### data filtering

#### imports

In [72]:
import pandas as pd
import re
import os
import pandasql as ps

#### functions

In [73]:
def get_next_filename(base_filename, folder):
    """
    Генерує унікальну назву файлу, додаючи +1 до номера.
    """
    if not os.path.exists(folder):
        os.makedirs(folder)

    files = os.listdir(folder)

    matching_files = [f for f in files if f.startswith(base_filename) and f.endswith(".csv")]

    max_number = 0
    for file in matching_files:
        try:
            number = int(file.replace(base_filename, "").replace(".csv", "").strip("_"))
            if number > max_number:
                max_number = number
        except ValueError:
            continue

    next_number = max_number + 1
    return os.path.join(folder, f"{base_filename}_{next_number}.csv")
def process_dataset(df):
    """
    Processes the dataset according to the specified requirements:
    1. Filters rows where position contains 'Data Scientist' or 'Data Science'.
    2. Sorts rows by the 'period' field.
    3. Adds a new column 'final_seniority' with the first non-empty value from seniority -> local experience seniority -> general experience seniority.
    4. Adds a new column 'final_salary' as a concatenation of salary, bonuses flag, and bonuses amount.
    5. Repeats rows based on the 'frequency' column value (converted to int). Defaults to 1 if frequency is missing or NaN.
    6. Keeps only the columns: 'period', 'final_seniority', 'final_salary'.

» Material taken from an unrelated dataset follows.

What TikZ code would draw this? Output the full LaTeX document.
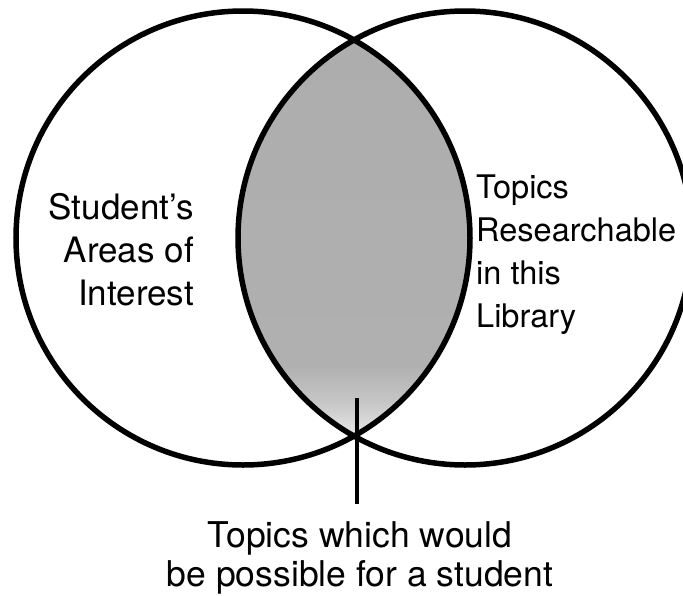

    :param df: Input DataFrame.
    :return: Processed DataFrame.
    """
    # Step 1: Filter rows where position contains 'Data Scientist' or 'Data Science'
    filtered_df = df[df['position'].str.contains('Data Scientist|Data Science', na=False)]

    # Step 2: Sort rows by the 'period' field
    sorted_df = filtered_df.sort_values(by='period')

    # Step 3: Add 'final_seniority' column
    sorted_df['final_seniority'] = sorted_df.apply(
        lambda row: next(
            (val for val in [row['seniority'], row['local experience seniority'], row['general experience seniority']] if pd.notna(val)),
            None
        ),
        axis=1
    )
    # 
    # Step 4: Add 'final_salary' column
    sorted_df['final_salary'] = sorted_df.apply(
        lambda row: f"{row['salary']} {row['bonuses flag']} {row['bonuses amount']}",
        axis=1
    )
    processed_df = apply_frequency(sorted_df)
    final_columns = ['period', 'position', "final_seniority", "final_salary"]
    combined_df = processed_df[final_columns]
    return combined_df


def apply_frequency(df):
    # Заповнюємо пропущені значення у 'frequency' значенням 1.0
    df['frequency'] = df['frequency'].fillna(1.0)

    # Замінюємо від'ємні значення на 0
    df['frequency'] = df['frequency'].apply(lambda x: max(x, 0))

    # Перетворюємо значення у 'frequency' на цілі числа
    df['frequency'] = df['frequency'].astype(int)

    # Повторюємо рядки на основі значення у frequency
    df = df.loc[df.index.repeat(df['frequency'])].reset_index(drop=True)

    return df

#### variables

In [74]:
input_path = "raw_salary_compile/combined_salary_9.csv"
output_folder = "filtered_dataset" 

#### main functions

In [75]:
# Usage Example
# Assuming `df` is your input DataFrame

output_path = get_next_filename("filtered_dataset", output_folder)
df = pd.read_csv(input_path, low_memory=False)  # Load your dataset

processed_df = process_dataset(df)  # Process the dataset
processed_df.to_csv(output_path, index=False)